▶ [Requirements]: Output all the data exactly. Pictures do not belong in the copy.

▶ [Recorded data]:
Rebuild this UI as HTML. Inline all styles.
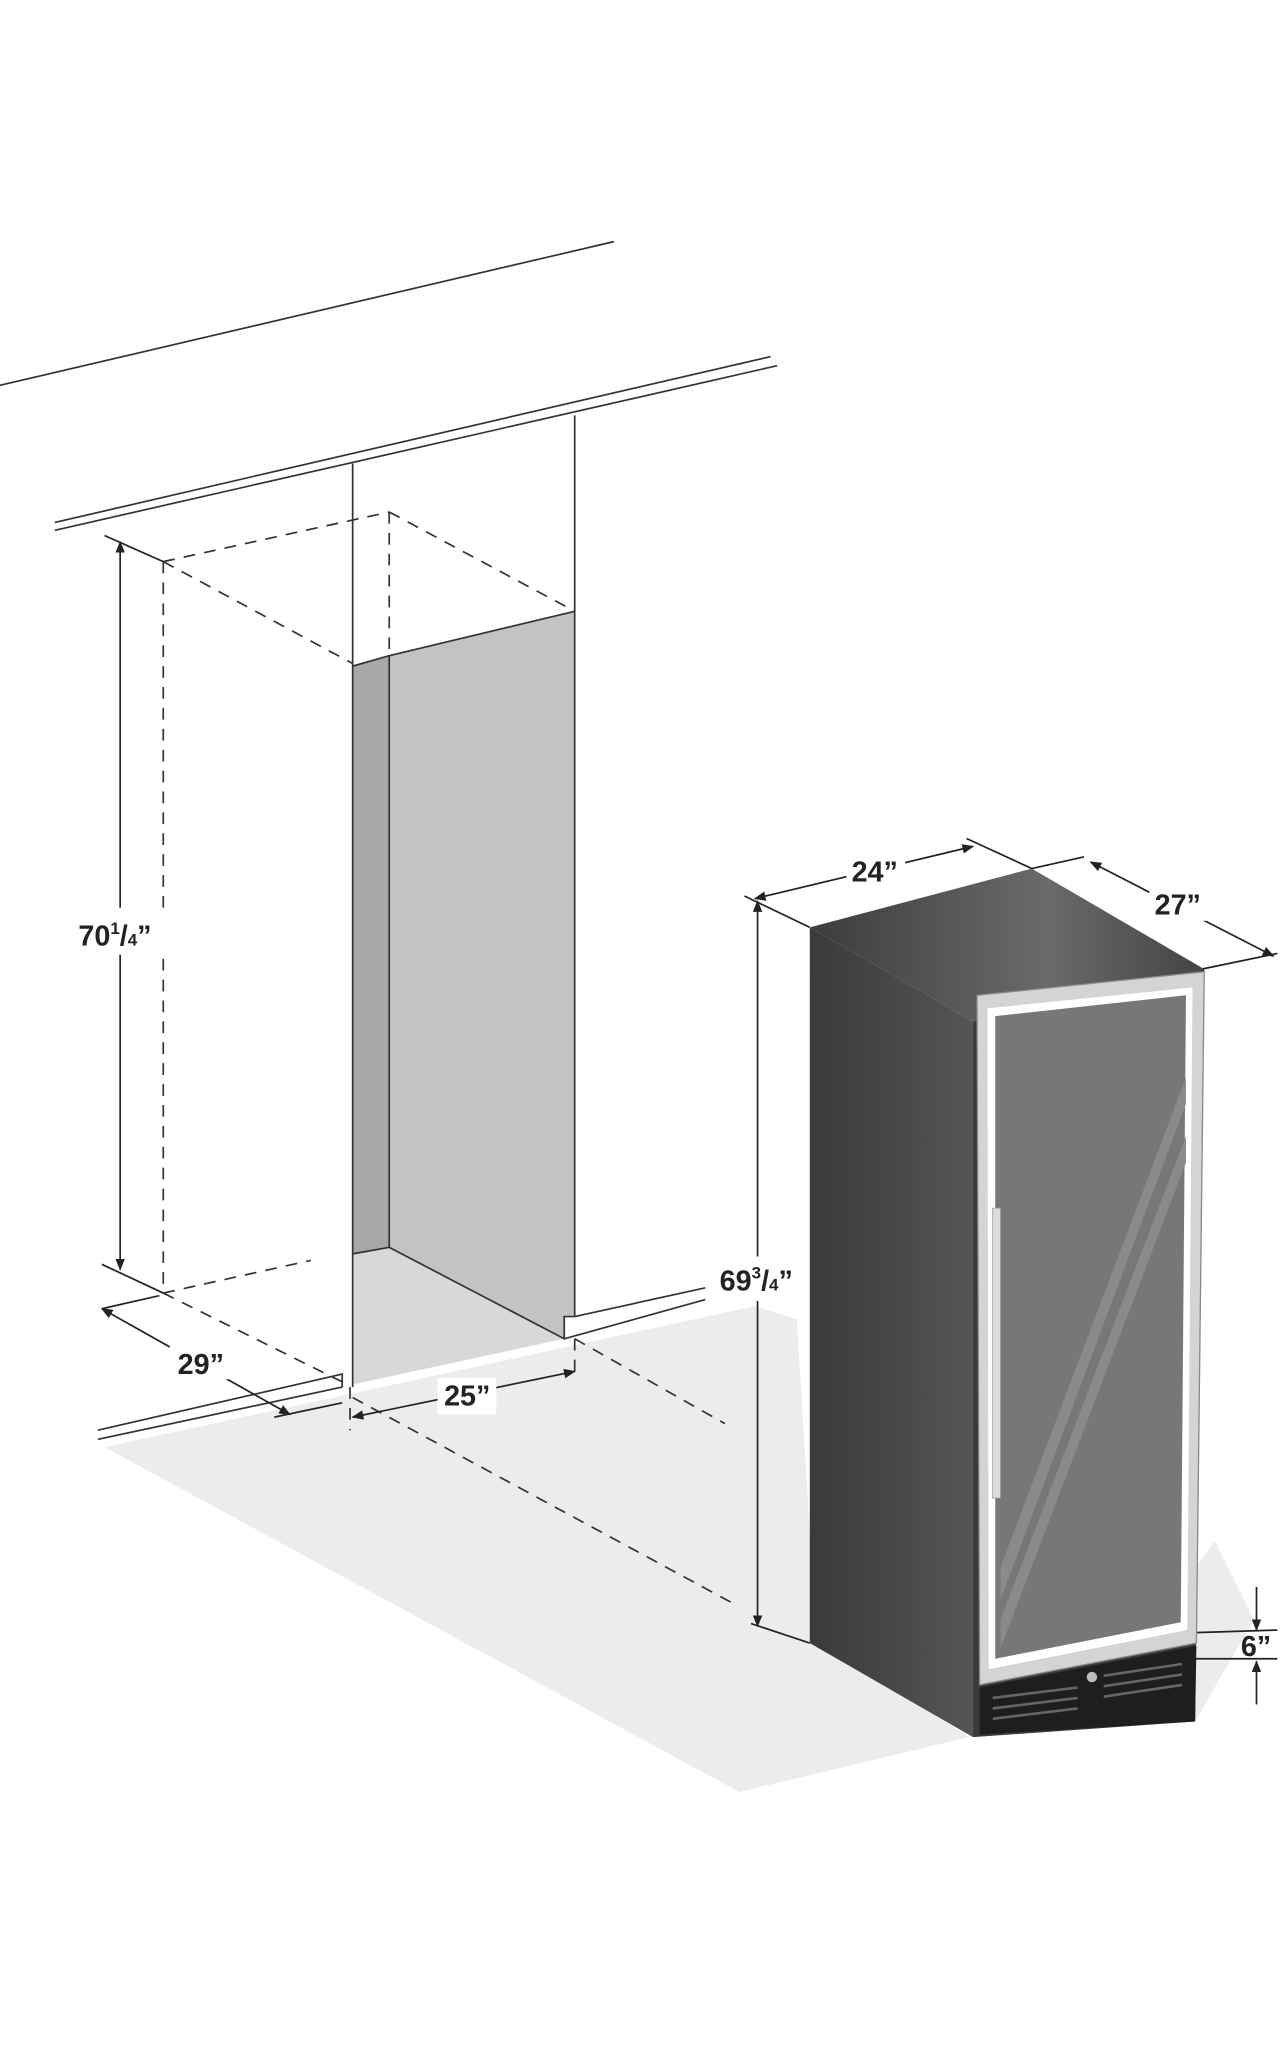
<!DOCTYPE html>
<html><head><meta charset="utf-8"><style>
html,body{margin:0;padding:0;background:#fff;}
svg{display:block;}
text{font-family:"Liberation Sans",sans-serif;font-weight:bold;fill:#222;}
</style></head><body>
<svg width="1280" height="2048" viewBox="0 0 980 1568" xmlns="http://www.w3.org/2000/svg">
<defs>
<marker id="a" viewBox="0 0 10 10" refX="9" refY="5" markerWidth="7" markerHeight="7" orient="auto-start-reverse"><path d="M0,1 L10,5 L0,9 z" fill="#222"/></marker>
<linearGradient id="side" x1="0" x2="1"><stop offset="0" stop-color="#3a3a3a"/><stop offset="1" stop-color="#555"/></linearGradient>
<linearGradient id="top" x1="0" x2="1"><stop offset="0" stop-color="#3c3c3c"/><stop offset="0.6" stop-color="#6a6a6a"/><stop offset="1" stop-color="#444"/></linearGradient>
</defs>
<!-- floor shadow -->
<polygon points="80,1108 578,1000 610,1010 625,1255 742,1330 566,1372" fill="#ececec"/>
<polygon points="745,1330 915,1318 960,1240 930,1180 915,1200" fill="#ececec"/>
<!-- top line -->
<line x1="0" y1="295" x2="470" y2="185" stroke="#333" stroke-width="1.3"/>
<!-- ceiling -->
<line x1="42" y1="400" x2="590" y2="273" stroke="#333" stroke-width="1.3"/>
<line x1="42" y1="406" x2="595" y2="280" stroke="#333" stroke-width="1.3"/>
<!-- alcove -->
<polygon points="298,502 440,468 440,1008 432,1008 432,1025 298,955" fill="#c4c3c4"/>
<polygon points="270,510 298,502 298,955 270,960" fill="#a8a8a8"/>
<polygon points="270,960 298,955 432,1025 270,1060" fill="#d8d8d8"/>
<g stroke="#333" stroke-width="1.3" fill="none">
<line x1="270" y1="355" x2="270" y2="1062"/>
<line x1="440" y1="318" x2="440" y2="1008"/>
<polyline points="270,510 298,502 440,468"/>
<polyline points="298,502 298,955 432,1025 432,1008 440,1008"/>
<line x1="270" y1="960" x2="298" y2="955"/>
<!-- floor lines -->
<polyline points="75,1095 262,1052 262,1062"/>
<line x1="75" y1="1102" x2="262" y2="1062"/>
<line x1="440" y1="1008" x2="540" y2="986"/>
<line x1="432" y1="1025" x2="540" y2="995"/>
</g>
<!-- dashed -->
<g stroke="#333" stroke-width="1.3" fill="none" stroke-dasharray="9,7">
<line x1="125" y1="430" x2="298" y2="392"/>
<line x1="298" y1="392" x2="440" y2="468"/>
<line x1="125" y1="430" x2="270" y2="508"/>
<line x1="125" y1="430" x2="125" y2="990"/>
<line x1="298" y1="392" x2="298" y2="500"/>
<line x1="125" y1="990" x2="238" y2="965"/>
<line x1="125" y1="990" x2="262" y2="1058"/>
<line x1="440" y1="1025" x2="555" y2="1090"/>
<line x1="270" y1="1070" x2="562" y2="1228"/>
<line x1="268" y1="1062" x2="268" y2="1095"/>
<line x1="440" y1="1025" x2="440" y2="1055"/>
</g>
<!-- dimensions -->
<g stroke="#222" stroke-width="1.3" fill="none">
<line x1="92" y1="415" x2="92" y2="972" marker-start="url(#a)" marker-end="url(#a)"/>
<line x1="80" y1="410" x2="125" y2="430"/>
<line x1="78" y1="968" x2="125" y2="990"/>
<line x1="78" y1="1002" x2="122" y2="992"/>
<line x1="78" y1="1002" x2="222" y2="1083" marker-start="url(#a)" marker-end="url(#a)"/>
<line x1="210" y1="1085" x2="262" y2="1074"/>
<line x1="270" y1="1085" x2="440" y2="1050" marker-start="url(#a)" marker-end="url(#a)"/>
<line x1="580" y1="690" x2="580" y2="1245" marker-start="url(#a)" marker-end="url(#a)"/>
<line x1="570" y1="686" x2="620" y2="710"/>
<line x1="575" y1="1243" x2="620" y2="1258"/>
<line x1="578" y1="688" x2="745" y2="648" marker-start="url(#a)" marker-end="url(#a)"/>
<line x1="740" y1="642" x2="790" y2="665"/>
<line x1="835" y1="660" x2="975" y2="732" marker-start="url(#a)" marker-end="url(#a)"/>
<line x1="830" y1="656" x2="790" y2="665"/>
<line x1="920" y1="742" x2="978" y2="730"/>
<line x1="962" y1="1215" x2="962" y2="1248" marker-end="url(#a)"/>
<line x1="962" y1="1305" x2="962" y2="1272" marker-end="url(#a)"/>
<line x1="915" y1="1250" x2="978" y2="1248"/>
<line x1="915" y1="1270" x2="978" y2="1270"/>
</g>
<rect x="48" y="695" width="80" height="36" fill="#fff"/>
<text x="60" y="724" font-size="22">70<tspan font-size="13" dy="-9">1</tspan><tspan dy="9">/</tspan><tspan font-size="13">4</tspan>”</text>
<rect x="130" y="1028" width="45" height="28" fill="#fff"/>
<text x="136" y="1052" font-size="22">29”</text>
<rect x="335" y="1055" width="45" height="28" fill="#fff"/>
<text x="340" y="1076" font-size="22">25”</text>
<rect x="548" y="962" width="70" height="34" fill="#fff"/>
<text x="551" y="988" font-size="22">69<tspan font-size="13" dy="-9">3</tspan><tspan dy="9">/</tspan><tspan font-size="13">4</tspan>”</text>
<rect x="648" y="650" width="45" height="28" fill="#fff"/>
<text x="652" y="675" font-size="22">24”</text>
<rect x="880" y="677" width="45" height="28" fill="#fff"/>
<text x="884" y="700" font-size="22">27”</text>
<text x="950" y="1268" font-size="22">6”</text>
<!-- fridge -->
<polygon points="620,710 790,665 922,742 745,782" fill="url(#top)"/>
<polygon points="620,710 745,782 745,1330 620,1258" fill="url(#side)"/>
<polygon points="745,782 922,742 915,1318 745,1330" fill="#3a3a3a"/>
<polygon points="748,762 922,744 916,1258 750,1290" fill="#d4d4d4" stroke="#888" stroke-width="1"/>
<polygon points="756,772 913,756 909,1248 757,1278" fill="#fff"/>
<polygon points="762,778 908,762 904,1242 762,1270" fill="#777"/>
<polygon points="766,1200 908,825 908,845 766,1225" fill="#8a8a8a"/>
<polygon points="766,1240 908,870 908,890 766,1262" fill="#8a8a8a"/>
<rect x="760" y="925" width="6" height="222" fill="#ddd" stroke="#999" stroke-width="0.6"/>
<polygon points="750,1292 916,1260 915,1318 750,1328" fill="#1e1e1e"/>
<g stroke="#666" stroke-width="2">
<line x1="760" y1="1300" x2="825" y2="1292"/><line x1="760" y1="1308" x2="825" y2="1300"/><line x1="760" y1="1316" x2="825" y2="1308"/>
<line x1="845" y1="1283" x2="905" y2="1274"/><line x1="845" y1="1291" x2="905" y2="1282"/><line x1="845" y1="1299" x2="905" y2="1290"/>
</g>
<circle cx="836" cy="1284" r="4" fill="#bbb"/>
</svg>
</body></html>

▶ [Final result]:
Rebuild this UI as HTML. Inline all styles.
<!DOCTYPE html>
<html><head><meta charset="utf-8"><style>
html,body{margin:0;padding:0;background:#fff;}
svg{display:block;}
text{font-family:"Liberation Sans",sans-serif;font-weight:bold;fill:#222;}
</style></head><body>
<svg width="1280" height="2048" viewBox="0 0 980 1568" xmlns="http://www.w3.org/2000/svg">
<defs>
<marker id="a" viewBox="0 0 10 10" refX="9" refY="5" markerWidth="7" markerHeight="7" orient="auto-start-reverse"><path d="M0,1 L10,5 L0,9 z" fill="#222"/></marker>
<linearGradient id="side" x1="0" x2="1"><stop offset="0" stop-color="#3a3a3a"/><stop offset="1" stop-color="#555"/></linearGradient>
<linearGradient id="top" x1="0" x2="1"><stop offset="0" stop-color="#3c3c3c"/><stop offset="0.6" stop-color="#6a6a6a"/><stop offset="1" stop-color="#444"/></linearGradient>
</defs>
<!-- floor shadow -->
<polygon points="80,1108 578,1000 610,1010 625,1255 742,1330 566,1372" fill="#ececec"/>
<polygon points="745,1330 915,1318 960,1240 930,1180 915,1200" fill="#ececec"/>
<!-- top line -->
<line x1="0" y1="295" x2="470" y2="185" stroke="#333" stroke-width="1.3"/>
<!-- ceiling -->
<line x1="42" y1="400" x2="590" y2="273" stroke="#333" stroke-width="1.3"/>
<line x1="42" y1="406" x2="595" y2="280" stroke="#333" stroke-width="1.3"/>
<!-- alcove -->
<polygon points="298,502 440,468 440,1008 432,1008 432,1025 298,955" fill="#c4c3c4"/>
<polygon points="270,510 298,502 298,955 270,960" fill="#a8a8a8"/>
<polygon points="270,960 298,955 432,1025 270,1060" fill="#d8d8d8"/>
<g stroke="#333" stroke-width="1.3" fill="none">
<line x1="270" y1="355" x2="270" y2="1062"/>
<line x1="440" y1="318" x2="440" y2="1008"/>
<polyline points="270,510 298,502 440,468"/>
<polyline points="298,502 298,955 432,1025 432,1008 440,1008"/>
<line x1="270" y1="960" x2="298" y2="955"/>
<!-- floor lines -->
<polyline points="75,1095 262,1052 262,1062"/>
<line x1="75" y1="1102" x2="262" y2="1062"/>
<line x1="440" y1="1008" x2="540" y2="986"/>
<line x1="432" y1="1025" x2="540" y2="995"/>
</g>
<!-- dashed -->
<g stroke="#333" stroke-width="1.3" fill="none" stroke-dasharray="9,7">
<line x1="125" y1="430" x2="298" y2="392"/>
<line x1="298" y1="392" x2="440" y2="468"/>
<line x1="125" y1="430" x2="270" y2="508"/>
<line x1="125" y1="430" x2="125" y2="990"/>
<line x1="298" y1="392" x2="298" y2="500"/>
<line x1="125" y1="990" x2="238" y2="965"/>
<line x1="125" y1="990" x2="262" y2="1058"/>
<line x1="440" y1="1025" x2="555" y2="1090"/>
<line x1="270" y1="1070" x2="562" y2="1228"/>
<line x1="268" y1="1062" x2="268" y2="1095"/>
<line x1="440" y1="1025" x2="440" y2="1055"/>
</g>
<!-- dimensions -->
<g stroke="#222" stroke-width="1.3" fill="none">
<line x1="92" y1="415" x2="92" y2="972" marker-start="url(#a)" marker-end="url(#a)"/>
<line x1="80" y1="410" x2="125" y2="430"/>
<line x1="78" y1="968" x2="125" y2="990"/>
<line x1="78" y1="1002" x2="122" y2="992"/>
<line x1="78" y1="1002" x2="222" y2="1083" marker-start="url(#a)" marker-end="url(#a)"/>
<line x1="210" y1="1085" x2="262" y2="1074"/>
<line x1="270" y1="1085" x2="440" y2="1050" marker-start="url(#a)" marker-end="url(#a)"/>
<line x1="580" y1="690" x2="580" y2="1245" marker-start="url(#a)" marker-end="url(#a)"/>
<line x1="570" y1="686" x2="620" y2="710"/>
<line x1="575" y1="1243" x2="620" y2="1258"/>
<line x1="578" y1="688" x2="745" y2="648" marker-start="url(#a)" marker-end="url(#a)"/>
<line x1="740" y1="642" x2="790" y2="665"/>
<line x1="835" y1="660" x2="975" y2="732" marker-start="url(#a)" marker-end="url(#a)"/>
<line x1="830" y1="656" x2="790" y2="665"/>
<line x1="920" y1="742" x2="978" y2="730"/>
<line x1="962" y1="1215" x2="962" y2="1248" marker-end="url(#a)"/>
<line x1="962" y1="1305" x2="962" y2="1272" marker-end="url(#a)"/>
<line x1="915" y1="1250" x2="978" y2="1248"/>
<line x1="915" y1="1270" x2="978" y2="1270"/>
</g>
<rect x="48" y="695" width="80" height="36" fill="#fff"/>
<text x="60" y="724" font-size="22">70<tspan font-size="13" dy="-9">1</tspan><tspan dy="9">/</tspan><tspan font-size="13">4</tspan>”</text>
<rect x="130" y="1028" width="45" height="28" fill="#fff"/>
<text x="136" y="1052" font-size="22">29”</text>
<rect x="335" y="1055" width="45" height="28" fill="#fff"/>
<text x="340" y="1076" font-size="22">25”</text>
<rect x="548" y="962" width="70" height="34" fill="#fff"/>
<text x="551" y="988" font-size="22">69<tspan font-size="13" dy="-9">3</tspan><tspan dy="9">/</tspan><tspan font-size="13">4</tspan>”</text>
<rect x="648" y="650" width="45" height="28" fill="#fff"/>
<text x="652" y="675" font-size="22">24”</text>
<rect x="880" y="677" width="45" height="28" fill="#fff"/>
<text x="884" y="700" font-size="22">27”</text>
<text x="950" y="1268" font-size="22">6”</text>
<!-- fridge -->
<polygon points="620,710 790,665 922,742 745,782" fill="url(#top)"/>
<polygon points="620,710 745,782 745,1330 620,1258" fill="url(#side)"/>
<polygon points="745,782 922,742 915,1318 745,1330" fill="#3a3a3a"/>
<polygon points="748,762 922,744 916,1258 750,1290" fill="#d4d4d4" stroke="#888" stroke-width="1"/>
<polygon points="756,772 913,756 909,1248 757,1278" fill="#fff"/>
<polygon points="762,778 908,762 904,1242 762,1270" fill="#777"/>
<polygon points="766,1200 908,825 908,845 766,1225" fill="#8a8a8a"/>
<polygon points="766,1240 908,870 908,890 766,1262" fill="#8a8a8a"/>
<rect x="760" y="925" width="6" height="222" fill="#ddd" stroke="#999" stroke-width="0.6"/>
<polygon points="750,1292 916,1260 915,1318 750,1328" fill="#1e1e1e"/>
<g stroke="#666" stroke-width="2">
<line x1="760" y1="1300" x2="825" y2="1292"/><line x1="760" y1="1308" x2="825" y2="1300"/><line x1="760" y1="1316" x2="825" y2="1308"/>
<line x1="845" y1="1283" x2="905" y2="1274"/><line x1="845" y1="1291" x2="905" y2="1282"/><line x1="845" y1="1299" x2="905" y2="1290"/>
</g>
<circle cx="836" cy="1284" r="4" fill="#bbb"/>
</svg>
</body></html>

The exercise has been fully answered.